[START OF Source data]
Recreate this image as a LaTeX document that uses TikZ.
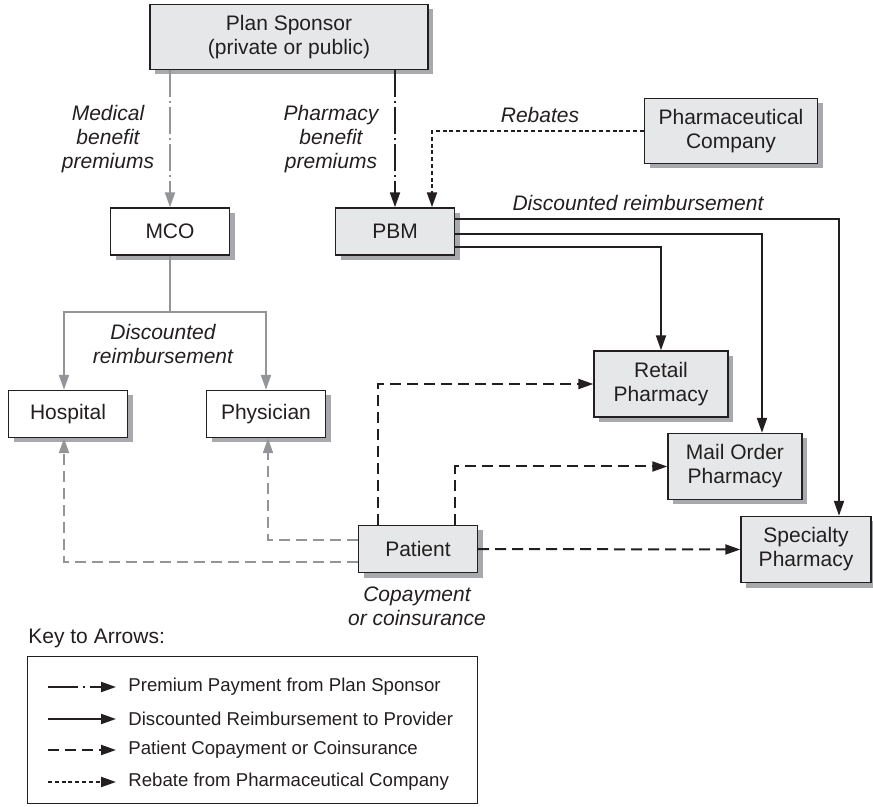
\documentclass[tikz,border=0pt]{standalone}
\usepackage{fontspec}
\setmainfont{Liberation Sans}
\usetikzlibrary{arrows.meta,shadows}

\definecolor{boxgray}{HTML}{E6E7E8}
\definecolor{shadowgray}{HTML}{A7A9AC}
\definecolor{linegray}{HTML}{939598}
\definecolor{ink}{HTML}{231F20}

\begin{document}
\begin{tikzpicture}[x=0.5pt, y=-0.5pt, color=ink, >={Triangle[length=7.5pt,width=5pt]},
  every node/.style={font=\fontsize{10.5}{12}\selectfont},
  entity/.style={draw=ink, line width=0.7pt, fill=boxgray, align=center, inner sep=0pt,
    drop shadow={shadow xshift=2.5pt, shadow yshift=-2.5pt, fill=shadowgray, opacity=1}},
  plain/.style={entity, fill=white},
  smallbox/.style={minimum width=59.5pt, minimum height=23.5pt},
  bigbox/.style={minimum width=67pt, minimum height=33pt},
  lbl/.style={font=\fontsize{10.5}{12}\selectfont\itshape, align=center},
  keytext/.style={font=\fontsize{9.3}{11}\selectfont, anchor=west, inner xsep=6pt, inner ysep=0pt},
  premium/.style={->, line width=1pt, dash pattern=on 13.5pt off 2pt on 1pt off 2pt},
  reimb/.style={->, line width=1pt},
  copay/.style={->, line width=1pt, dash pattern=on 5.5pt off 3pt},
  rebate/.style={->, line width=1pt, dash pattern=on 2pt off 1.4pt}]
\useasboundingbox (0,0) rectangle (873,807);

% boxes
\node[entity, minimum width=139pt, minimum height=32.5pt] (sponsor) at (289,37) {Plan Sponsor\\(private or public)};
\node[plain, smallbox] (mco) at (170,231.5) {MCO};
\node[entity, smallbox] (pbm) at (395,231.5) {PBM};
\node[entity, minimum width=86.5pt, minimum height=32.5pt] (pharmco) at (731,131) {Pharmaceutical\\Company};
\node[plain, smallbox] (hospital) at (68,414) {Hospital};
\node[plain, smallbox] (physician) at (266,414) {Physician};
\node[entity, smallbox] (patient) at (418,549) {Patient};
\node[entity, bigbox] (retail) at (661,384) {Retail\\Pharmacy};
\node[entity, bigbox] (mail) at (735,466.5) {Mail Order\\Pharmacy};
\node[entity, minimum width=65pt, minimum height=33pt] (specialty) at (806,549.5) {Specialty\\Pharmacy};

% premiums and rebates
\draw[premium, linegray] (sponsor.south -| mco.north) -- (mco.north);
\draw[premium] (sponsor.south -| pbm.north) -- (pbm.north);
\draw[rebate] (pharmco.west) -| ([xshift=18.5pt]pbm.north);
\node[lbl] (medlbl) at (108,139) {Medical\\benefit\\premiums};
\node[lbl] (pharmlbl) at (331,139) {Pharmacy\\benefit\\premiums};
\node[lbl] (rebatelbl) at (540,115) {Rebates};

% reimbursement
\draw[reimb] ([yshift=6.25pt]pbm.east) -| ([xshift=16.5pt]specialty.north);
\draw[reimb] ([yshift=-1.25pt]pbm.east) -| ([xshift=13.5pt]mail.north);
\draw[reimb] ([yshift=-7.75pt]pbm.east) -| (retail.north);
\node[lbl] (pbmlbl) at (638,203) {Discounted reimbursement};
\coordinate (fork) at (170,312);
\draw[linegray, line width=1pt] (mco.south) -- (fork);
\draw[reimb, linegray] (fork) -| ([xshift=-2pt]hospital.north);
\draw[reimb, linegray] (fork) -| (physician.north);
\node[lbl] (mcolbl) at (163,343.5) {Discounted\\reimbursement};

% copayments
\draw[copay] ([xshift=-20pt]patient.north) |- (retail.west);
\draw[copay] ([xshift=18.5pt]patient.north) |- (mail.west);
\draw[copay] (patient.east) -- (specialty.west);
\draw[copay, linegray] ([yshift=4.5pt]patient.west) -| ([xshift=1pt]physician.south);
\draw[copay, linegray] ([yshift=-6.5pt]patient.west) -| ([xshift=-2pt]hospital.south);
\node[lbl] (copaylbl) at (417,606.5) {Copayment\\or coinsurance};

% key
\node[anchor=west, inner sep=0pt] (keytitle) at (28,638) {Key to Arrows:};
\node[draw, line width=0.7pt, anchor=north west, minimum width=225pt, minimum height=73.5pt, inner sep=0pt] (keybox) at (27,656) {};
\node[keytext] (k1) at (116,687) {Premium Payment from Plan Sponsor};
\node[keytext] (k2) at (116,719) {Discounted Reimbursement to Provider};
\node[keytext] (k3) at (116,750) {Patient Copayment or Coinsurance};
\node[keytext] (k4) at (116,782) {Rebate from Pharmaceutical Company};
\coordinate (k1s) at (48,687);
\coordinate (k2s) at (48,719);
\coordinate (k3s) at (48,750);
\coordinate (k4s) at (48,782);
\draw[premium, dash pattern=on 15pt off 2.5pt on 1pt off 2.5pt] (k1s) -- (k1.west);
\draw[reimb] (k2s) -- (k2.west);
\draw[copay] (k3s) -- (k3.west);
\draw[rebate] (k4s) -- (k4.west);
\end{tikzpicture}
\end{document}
[END OF Source data]
Output a faithful copy of the data, with each picture left out.

- [Solution for this exercise]
Recreate this image as a LaTeX document that uses TikZ.
\documentclass[tikz,border=0pt]{standalone}
\usepackage{fontspec}
\setmainfont{Liberation Sans}
\usetikzlibrary{arrows.meta,shadows}

\definecolor{boxgray}{HTML}{E6E7E8}
\definecolor{shadowgray}{HTML}{A7A9AC}
\definecolor{linegray}{HTML}{939598}
\definecolor{ink}{HTML}{231F20}

\begin{document}
\begin{tikzpicture}[x=0.5pt, y=-0.5pt, color=ink, >={Triangle[length=7.5pt,width=5pt]},
  every node/.style={font=\fontsize{10.5}{12}\selectfont},
  entity/.style={draw=ink, line width=0.7pt, fill=boxgray, align=center, inner sep=0pt,
    drop shadow={shadow xshift=2.5pt, shadow yshift=-2.5pt, fill=shadowgray, opacity=1}},
  plain/.style={entity, fill=white},
  smallbox/.style={minimum width=59.5pt, minimum height=23.5pt},
  bigbox/.style={minimum width=67pt, minimum height=33pt},
  lbl/.style={font=\fontsize{10.5}{12}\selectfont\itshape, align=center},
  keytext/.style={font=\fontsize{9.3}{11}\selectfont, anchor=west, inner xsep=6pt, inner ysep=0pt},
  premium/.style={->, line width=1pt, dash pattern=on 13.5pt off 2pt on 1pt off 2pt},
  reimb/.style={->, line width=1pt},
  copay/.style={->, line width=1pt, dash pattern=on 5.5pt off 3pt},
  rebate/.style={->, line width=1pt, dash pattern=on 2pt off 1.4pt}]
\useasboundingbox (0,0) rectangle (873,807);

% boxes
\node[entity, minimum width=139pt, minimum height=32.5pt] (sponsor) at (289,37) {Plan Sponsor\\(private or public)};
\node[plain, smallbox] (mco) at (170,231.5) {MCO};
\node[entity, smallbox] (pbm) at (395,231.5) {PBM};
\node[entity, minimum width=86.5pt, minimum height=32.5pt] (pharmco) at (731,131) {Pharmaceutical\\Company};
\node[plain, smallbox] (hospital) at (68,414) {Hospital};
\node[plain, smallbox] (physician) at (266,414) {Physician};
\node[entity, smallbox] (patient) at (418,549) {Patient};
\node[entity, bigbox] (retail) at (661,384) {Retail\\Pharmacy};
\node[entity, bigbox] (mail) at (735,466.5) {Mail Order\\Pharmacy};
\node[entity, minimum width=65pt, minimum height=33pt] (specialty) at (806,549.5) {Specialty\\Pharmacy};

% premiums and rebates
\draw[premium, linegray] (sponsor.south -| mco.north) -- (mco.north);
\draw[premium] (sponsor.south -| pbm.north) -- (pbm.north);
\draw[rebate] (pharmco.west) -| ([xshift=18.5pt]pbm.north);
\node[lbl] (medlbl) at (108,139) {Medical\\benefit\\premiums};
\node[lbl] (pharmlbl) at (331,139) {Pharmacy\\benefit\\premiums};
\node[lbl] (rebatelbl) at (540,115) {Rebates};

% reimbursement
\draw[reimb] ([yshift=6.25pt]pbm.east) -| ([xshift=16.5pt]specialty.north);
\draw[reimb] ([yshift=-1.25pt]pbm.east) -| ([xshift=13.5pt]mail.north);
\draw[reimb] ([yshift=-7.75pt]pbm.east) -| (retail.north);
\node[lbl] (pbmlbl) at (638,203) {Discounted reimbursement};
\coordinate (fork) at (170,312);
\draw[linegray, line width=1pt] (mco.south) -- (fork);
\draw[reimb, linegray] (fork) -| ([xshift=-2pt]hospital.north);
\draw[reimb, linegray] (fork) -| (physician.north);
\node[lbl] (mcolbl) at (163,343.5) {Discounted\\reimbursement};

% copayments
\draw[copay] ([xshift=-20pt]patient.north) |- (retail.west);
\draw[copay] ([xshift=18.5pt]patient.north) |- (mail.west);
\draw[copay] (patient.east) -- (specialty.west);
\draw[copay, linegray] ([yshift=4.5pt]patient.west) -| ([xshift=1pt]physician.south);
\draw[copay, linegray] ([yshift=-6.5pt]patient.west) -| ([xshift=-2pt]hospital.south);
\node[lbl] (copaylbl) at (417,606.5) {Copayment\\or coinsurance};

% key
\node[anchor=west, inner sep=0pt] (keytitle) at (28,638) {Key to Arrows:};
\node[draw, line width=0.7pt, anchor=north west, minimum width=225pt, minimum height=73.5pt, inner sep=0pt] (keybox) at (27,656) {};
\node[keytext] (k1) at (116,687) {Premium Payment from Plan Sponsor};
\node[keytext] (k2) at (116,719) {Discounted Reimbursement to Provider};
\node[keytext] (k3) at (116,750) {Patient Copayment or Coinsurance};
\node[keytext] (k4) at (116,782) {Rebate from Pharmaceutical Company};
\coordinate (k1s) at (48,687);
\coordinate (k2s) at (48,719);
\coordinate (k3s) at (48,750);
\coordinate (k4s) at (48,782);
\draw[premium, dash pattern=on 15pt off 2.5pt on 1pt off 2.5pt] (k1s) -- (k1.west);
\draw[reimb] (k2s) -- (k2.west);
\draw[copay] (k3s) -- (k3.west);
\draw[rebate] (k4s) -- (k4.west);
\end{tikzpicture}
\end{document}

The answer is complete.